EXERCISE » Copy exactly the lines from the start of the material through the line with "68.4, 82.8, 92.8];". Pictures stay out of the copy.

SUPPLIED MATERIAL »
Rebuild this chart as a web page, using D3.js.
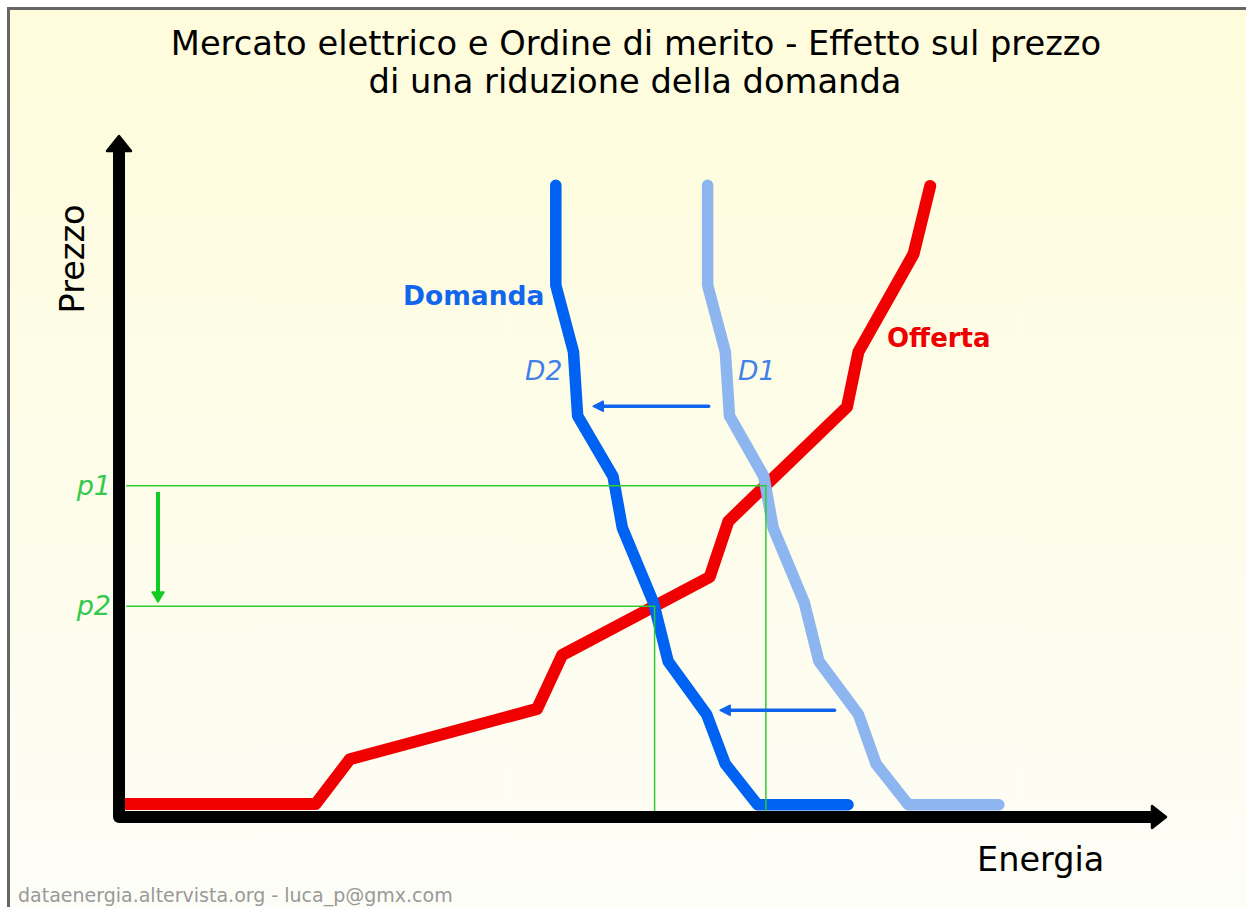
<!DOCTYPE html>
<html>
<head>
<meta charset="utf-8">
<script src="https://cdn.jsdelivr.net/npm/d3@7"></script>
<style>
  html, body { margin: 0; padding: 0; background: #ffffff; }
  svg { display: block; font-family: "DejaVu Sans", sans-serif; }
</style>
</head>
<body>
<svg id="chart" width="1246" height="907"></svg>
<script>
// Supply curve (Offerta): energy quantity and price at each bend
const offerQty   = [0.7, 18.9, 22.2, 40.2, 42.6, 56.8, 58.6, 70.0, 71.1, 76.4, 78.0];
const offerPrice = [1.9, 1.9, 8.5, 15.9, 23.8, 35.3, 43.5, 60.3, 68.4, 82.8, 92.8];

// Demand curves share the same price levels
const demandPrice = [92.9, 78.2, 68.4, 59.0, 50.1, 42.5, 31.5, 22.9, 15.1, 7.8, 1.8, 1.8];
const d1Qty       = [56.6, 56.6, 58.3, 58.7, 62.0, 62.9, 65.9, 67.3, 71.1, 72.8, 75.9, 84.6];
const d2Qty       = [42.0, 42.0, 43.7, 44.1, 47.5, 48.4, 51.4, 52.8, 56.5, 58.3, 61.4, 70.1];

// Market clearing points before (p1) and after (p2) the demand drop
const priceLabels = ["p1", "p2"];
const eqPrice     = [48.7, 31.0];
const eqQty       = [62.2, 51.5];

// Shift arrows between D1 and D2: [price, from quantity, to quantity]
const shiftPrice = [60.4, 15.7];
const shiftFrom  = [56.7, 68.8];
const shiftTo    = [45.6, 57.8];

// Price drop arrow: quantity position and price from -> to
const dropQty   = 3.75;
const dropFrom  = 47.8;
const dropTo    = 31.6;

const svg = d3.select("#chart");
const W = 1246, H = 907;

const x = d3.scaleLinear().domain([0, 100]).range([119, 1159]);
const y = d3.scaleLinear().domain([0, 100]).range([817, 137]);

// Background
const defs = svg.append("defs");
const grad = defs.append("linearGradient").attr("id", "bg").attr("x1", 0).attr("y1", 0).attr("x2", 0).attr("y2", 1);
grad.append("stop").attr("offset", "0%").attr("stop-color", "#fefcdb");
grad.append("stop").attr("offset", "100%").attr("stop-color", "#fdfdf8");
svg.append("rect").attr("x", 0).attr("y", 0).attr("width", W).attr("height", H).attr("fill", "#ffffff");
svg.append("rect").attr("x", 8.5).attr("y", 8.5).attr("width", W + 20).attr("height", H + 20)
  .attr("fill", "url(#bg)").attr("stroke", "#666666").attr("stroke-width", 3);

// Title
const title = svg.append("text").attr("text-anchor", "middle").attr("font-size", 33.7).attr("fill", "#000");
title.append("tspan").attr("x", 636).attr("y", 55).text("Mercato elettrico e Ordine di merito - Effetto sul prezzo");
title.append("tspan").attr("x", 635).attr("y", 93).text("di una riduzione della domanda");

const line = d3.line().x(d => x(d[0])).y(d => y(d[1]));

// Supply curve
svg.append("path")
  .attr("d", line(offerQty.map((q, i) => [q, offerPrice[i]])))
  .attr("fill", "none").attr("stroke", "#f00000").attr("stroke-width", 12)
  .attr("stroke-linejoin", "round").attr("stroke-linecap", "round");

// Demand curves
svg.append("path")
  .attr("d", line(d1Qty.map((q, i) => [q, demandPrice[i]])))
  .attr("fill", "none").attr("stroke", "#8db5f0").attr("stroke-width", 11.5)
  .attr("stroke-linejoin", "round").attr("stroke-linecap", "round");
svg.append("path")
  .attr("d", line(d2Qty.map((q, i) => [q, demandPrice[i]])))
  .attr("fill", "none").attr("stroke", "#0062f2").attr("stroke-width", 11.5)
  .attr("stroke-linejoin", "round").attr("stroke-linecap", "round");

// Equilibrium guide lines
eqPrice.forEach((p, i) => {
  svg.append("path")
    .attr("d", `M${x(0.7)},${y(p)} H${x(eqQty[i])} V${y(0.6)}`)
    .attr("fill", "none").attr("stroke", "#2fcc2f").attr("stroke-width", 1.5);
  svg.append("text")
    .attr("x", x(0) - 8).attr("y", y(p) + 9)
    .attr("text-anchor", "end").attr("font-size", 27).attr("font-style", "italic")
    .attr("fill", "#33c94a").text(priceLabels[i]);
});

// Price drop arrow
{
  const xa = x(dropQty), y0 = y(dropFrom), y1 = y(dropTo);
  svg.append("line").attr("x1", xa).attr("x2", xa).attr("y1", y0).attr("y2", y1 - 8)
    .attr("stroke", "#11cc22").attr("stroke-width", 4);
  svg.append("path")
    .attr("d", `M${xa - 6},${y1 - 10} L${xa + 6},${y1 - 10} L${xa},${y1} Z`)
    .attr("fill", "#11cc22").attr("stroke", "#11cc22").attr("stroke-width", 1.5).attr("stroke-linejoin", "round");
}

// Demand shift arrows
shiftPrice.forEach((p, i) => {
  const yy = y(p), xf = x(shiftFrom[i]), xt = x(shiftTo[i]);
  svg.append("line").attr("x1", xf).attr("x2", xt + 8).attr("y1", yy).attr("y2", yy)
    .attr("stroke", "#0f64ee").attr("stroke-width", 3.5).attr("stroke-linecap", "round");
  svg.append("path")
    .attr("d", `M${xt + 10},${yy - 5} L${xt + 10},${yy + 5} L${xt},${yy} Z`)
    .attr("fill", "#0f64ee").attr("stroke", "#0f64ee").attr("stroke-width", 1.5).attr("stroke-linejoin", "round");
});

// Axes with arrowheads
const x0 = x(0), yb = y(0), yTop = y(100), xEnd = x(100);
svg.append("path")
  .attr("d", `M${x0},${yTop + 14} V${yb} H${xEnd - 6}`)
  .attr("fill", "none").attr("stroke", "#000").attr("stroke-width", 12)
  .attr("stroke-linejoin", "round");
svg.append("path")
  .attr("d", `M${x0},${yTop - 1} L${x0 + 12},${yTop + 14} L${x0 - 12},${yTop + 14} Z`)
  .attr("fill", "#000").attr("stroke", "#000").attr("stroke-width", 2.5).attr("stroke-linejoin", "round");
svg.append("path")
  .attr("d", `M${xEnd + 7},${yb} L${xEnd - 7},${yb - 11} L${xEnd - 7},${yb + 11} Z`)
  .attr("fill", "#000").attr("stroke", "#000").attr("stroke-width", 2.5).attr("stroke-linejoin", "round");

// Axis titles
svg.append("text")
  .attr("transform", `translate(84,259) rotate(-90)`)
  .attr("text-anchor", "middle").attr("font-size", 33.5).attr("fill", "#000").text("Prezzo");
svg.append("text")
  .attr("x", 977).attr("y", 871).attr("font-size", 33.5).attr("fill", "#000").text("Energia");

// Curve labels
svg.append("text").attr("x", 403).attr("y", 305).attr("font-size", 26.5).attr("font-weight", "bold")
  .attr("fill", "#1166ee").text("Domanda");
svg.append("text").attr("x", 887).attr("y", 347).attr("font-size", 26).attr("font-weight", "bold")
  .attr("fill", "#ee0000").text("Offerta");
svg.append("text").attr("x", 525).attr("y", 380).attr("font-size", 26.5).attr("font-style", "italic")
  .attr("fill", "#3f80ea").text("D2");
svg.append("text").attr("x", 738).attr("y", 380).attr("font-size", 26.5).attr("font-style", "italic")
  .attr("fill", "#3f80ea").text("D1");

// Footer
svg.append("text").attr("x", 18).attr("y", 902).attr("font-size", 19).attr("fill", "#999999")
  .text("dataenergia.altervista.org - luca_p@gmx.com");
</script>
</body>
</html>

REPLY TO THE TASK »
Rebuild this chart as a web page, using D3.js.
<!DOCTYPE html>
<html>
<head>
<meta charset="utf-8">
<script src="https://cdn.jsdelivr.net/npm/d3@7"></script>
<style>
  html, body { margin: 0; padding: 0; background: #ffffff; }
  svg { display: block; font-family: "DejaVu Sans", sans-serif; }
</style>
</head>
<body>
<svg id="chart" width="1246" height="907"></svg>
<script>
// Supply curve (Offerta): energy quantity and price at each bend
const offerQty   = [0.7, 18.9, 22.2, 40.2, 42.6, 56.8, 58.6, 70.0, 71.1, 76.4, 78.0];
const offerPrice = [1.9, 1.9, 8.5, 15.9, 23.8, 35.3, 43.5, 60.3, 68.4, 82.8, 92.8];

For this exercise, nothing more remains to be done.